**Records for processing**
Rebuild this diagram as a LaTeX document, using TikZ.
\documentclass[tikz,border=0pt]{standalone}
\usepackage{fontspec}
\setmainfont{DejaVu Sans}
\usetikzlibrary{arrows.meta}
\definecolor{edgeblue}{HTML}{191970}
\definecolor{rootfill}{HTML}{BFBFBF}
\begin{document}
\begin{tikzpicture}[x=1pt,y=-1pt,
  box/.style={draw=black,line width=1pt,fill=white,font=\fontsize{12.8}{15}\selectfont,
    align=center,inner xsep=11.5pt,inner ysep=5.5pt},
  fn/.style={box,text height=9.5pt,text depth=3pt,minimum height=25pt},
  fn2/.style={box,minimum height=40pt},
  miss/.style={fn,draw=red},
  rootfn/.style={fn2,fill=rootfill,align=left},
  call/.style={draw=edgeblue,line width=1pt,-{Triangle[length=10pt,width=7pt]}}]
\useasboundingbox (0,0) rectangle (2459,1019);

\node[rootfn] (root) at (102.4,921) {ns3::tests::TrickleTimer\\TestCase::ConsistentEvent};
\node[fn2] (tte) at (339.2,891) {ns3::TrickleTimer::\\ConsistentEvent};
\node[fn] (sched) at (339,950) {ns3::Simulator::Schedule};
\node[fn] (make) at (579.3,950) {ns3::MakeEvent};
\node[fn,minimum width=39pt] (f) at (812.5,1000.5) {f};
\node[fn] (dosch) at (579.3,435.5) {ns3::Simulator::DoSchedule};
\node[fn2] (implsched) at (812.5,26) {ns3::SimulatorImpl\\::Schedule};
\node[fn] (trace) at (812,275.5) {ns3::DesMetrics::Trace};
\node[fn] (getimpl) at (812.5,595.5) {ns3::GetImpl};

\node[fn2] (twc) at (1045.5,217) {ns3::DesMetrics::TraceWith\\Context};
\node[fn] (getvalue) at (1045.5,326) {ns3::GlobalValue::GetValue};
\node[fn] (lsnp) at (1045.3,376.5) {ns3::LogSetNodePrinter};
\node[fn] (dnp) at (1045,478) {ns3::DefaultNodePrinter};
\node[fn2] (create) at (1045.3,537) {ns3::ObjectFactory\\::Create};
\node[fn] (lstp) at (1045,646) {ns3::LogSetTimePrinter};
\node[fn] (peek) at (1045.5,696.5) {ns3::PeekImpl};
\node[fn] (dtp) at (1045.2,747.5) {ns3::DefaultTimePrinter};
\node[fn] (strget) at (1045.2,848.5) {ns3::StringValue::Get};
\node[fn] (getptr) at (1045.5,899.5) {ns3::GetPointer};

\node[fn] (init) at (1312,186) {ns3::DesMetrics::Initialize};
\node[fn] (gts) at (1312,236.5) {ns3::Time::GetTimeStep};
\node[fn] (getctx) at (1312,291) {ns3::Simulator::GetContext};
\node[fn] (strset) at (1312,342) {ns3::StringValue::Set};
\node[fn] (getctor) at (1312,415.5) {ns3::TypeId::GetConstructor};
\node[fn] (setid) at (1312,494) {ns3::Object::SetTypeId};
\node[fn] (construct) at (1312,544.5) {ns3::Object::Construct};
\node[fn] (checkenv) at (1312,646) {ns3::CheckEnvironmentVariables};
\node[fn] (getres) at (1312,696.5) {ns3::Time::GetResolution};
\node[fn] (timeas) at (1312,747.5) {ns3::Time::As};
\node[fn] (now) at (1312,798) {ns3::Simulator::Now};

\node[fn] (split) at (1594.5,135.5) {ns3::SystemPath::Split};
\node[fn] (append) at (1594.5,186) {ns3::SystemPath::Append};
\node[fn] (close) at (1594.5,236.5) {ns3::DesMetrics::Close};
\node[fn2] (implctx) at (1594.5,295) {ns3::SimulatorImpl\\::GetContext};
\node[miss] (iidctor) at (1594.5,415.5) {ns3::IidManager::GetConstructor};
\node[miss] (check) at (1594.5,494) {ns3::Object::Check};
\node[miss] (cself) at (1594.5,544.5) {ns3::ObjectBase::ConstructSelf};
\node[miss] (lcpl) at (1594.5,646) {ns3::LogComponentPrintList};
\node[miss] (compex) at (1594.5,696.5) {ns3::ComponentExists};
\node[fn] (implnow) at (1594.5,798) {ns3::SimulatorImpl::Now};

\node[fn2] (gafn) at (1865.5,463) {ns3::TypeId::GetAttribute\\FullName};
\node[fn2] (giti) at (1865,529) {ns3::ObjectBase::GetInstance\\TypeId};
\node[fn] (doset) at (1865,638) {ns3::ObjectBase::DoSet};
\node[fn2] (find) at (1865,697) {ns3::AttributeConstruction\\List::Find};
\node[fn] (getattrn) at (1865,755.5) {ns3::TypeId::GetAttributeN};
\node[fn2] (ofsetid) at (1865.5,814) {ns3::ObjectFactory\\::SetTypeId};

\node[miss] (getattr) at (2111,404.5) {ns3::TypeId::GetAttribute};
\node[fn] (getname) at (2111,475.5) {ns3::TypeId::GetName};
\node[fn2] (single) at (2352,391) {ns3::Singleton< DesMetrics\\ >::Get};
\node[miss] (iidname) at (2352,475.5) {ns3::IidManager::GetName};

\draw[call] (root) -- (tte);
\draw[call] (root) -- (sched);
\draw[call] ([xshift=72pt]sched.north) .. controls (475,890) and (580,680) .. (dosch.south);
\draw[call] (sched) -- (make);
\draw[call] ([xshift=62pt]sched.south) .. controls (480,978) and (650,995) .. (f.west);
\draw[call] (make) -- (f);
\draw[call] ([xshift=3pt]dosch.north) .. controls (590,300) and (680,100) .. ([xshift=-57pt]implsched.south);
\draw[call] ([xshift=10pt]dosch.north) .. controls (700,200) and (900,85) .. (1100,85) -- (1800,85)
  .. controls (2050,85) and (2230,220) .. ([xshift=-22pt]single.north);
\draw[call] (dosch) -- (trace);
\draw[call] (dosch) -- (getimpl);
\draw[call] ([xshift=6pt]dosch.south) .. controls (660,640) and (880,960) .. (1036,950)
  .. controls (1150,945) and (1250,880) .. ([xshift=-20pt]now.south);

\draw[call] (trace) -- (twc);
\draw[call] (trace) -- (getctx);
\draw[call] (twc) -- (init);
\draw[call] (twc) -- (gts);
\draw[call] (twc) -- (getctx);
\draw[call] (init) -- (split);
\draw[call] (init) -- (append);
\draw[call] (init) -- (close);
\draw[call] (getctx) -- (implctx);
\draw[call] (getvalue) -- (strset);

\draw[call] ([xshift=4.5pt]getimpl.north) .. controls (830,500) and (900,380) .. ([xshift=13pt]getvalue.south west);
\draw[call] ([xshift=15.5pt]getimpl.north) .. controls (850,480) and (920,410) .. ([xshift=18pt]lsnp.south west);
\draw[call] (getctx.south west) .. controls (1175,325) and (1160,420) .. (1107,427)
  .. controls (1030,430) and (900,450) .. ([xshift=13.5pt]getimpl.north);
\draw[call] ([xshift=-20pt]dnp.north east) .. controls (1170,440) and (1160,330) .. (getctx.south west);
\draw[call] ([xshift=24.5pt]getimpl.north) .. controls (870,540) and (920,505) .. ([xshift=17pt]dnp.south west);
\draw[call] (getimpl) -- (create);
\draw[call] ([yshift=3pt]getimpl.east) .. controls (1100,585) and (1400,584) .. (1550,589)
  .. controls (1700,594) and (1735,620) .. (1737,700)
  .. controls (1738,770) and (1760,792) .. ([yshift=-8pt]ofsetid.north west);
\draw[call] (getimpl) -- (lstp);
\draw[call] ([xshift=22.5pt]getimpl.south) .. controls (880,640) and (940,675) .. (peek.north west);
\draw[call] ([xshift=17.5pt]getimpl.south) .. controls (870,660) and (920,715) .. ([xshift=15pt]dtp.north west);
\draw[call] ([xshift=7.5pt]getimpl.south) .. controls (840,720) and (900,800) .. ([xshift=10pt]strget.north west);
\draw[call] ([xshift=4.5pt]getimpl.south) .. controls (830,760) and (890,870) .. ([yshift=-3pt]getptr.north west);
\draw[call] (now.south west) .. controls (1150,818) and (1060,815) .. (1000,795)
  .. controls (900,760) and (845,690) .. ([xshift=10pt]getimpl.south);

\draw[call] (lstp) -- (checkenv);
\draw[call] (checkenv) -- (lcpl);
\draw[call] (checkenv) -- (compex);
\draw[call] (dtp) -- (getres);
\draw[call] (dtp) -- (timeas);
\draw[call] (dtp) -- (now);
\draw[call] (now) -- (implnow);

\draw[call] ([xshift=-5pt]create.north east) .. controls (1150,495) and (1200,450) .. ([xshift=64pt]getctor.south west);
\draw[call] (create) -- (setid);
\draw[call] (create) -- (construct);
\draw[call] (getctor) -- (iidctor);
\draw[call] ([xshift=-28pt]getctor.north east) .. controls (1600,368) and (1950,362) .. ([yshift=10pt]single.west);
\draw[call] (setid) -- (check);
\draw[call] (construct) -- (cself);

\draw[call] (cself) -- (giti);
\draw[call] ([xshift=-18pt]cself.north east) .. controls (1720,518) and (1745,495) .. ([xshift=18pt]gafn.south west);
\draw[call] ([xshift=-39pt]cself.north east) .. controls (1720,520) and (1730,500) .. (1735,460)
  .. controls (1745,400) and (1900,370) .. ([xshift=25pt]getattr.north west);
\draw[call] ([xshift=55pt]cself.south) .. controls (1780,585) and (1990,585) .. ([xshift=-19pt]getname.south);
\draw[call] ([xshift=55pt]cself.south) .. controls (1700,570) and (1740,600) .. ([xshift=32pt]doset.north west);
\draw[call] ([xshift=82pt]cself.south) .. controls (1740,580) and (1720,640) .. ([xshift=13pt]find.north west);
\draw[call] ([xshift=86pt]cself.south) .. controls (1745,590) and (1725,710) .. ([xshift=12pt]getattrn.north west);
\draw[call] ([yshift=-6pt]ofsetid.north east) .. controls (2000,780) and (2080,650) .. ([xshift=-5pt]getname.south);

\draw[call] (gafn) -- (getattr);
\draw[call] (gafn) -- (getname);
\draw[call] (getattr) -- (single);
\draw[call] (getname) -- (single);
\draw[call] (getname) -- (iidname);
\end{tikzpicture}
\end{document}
---
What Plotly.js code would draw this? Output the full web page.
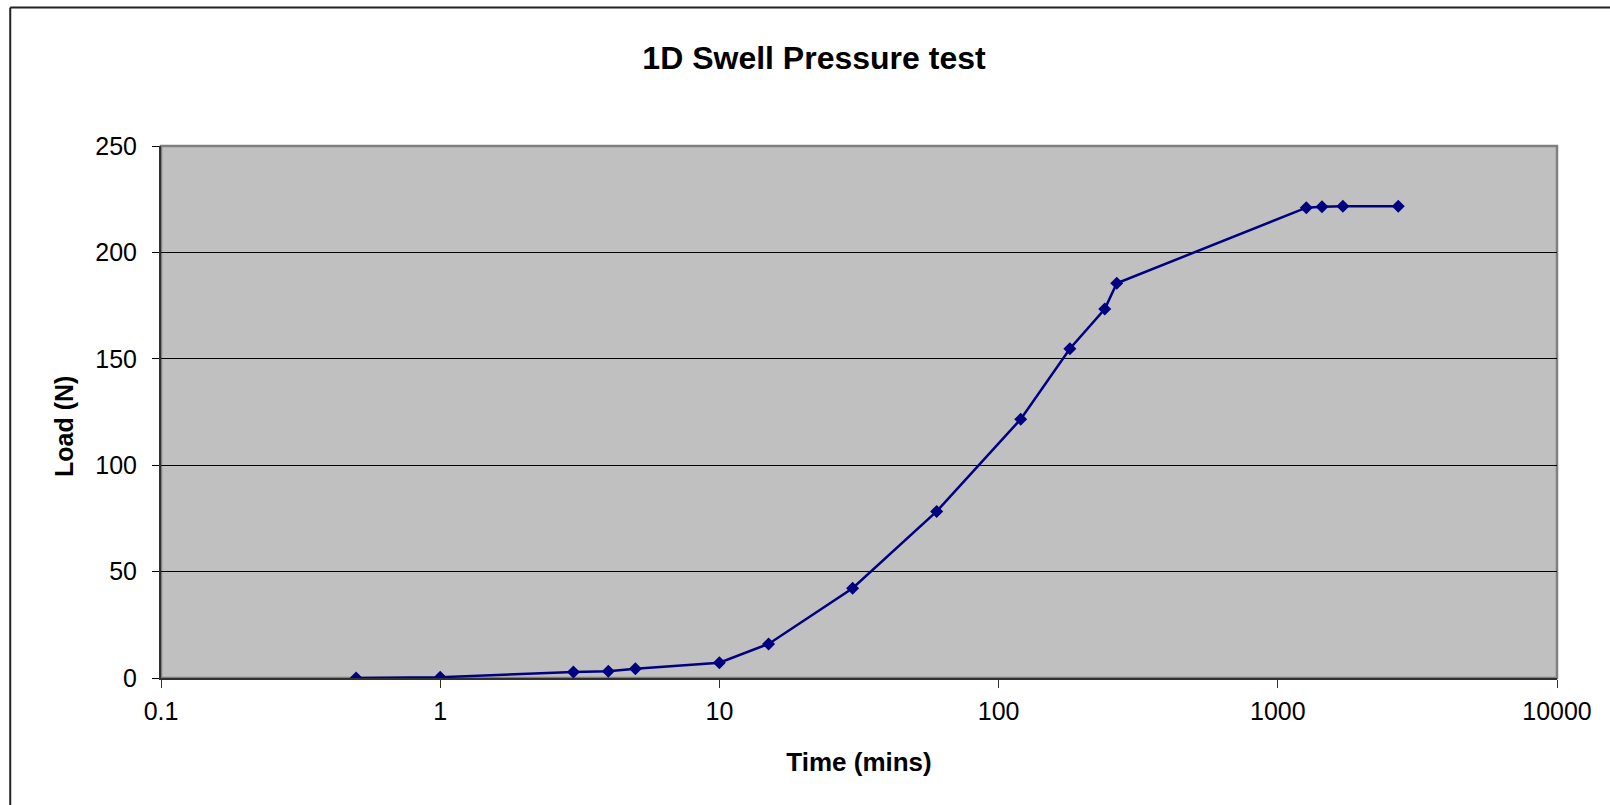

**Your objective**
Extract exactly and only these lines: the line containing "Rebuild this diagram", the line containing "(getptr) at (1045.5,899.5)", and every line between them.

**Solution for this problem**
Rebuild this diagram as a LaTeX document, using TikZ.
\documentclass[tikz,border=0pt]{standalone}
\usepackage{fontspec}
\setmainfont{DejaVu Sans}
\usetikzlibrary{arrows.meta}
\definecolor{edgeblue}{HTML}{191970}
\definecolor{rootfill}{HTML}{BFBFBF}
\begin{document}
\begin{tikzpicture}[x=1pt,y=-1pt,
  box/.style={draw=black,line width=1pt,fill=white,font=\fontsize{12.8}{15}\selectfont,
    align=center,inner xsep=11.5pt,inner ysep=5.5pt},
  fn/.style={box,text height=9.5pt,text depth=3pt,minimum height=25pt},
  fn2/.style={box,minimum height=40pt},
  miss/.style={fn,draw=red},
  rootfn/.style={fn2,fill=rootfill,align=left},
  call/.style={draw=edgeblue,line width=1pt,-{Triangle[length=10pt,width=7pt]}}]
\useasboundingbox (0,0) rectangle (2459,1019);

\node[rootfn] (root) at (102.4,921) {ns3::tests::TrickleTimer\\TestCase::ConsistentEvent};
\node[fn2] (tte) at (339.2,891) {ns3::TrickleTimer::\\ConsistentEvent};
\node[fn] (sched) at (339,950) {ns3::Simulator::Schedule};
\node[fn] (make) at (579.3,950) {ns3::MakeEvent};
\node[fn,minimum width=39pt] (f) at (812.5,1000.5) {f};
\node[fn] (dosch) at (579.3,435.5) {ns3::Simulator::DoSchedule};
\node[fn2] (implsched) at (812.5,26) {ns3::SimulatorImpl\\::Schedule};
\node[fn] (trace) at (812,275.5) {ns3::DesMetrics::Trace};
\node[fn] (getimpl) at (812.5,595.5) {ns3::GetImpl};

\node[fn2] (twc) at (1045.5,217) {ns3::DesMetrics::TraceWith\\Context};
\node[fn] (getvalue) at (1045.5,326) {ns3::GlobalValue::GetValue};
\node[fn] (lsnp) at (1045.3,376.5) {ns3::LogSetNodePrinter};
\node[fn] (dnp) at (1045,478) {ns3::DefaultNodePrinter};
\node[fn2] (create) at (1045.3,537) {ns3::ObjectFactory\\::Create};
\node[fn] (lstp) at (1045,646) {ns3::LogSetTimePrinter};
\node[fn] (peek) at (1045.5,696.5) {ns3::PeekImpl};
\node[fn] (dtp) at (1045.2,747.5) {ns3::DefaultTimePrinter};
\node[fn] (strget) at (1045.2,848.5) {ns3::StringValue::Get};
\node[fn] (getptr) at (1045.5,899.5) {ns3::GetPointer};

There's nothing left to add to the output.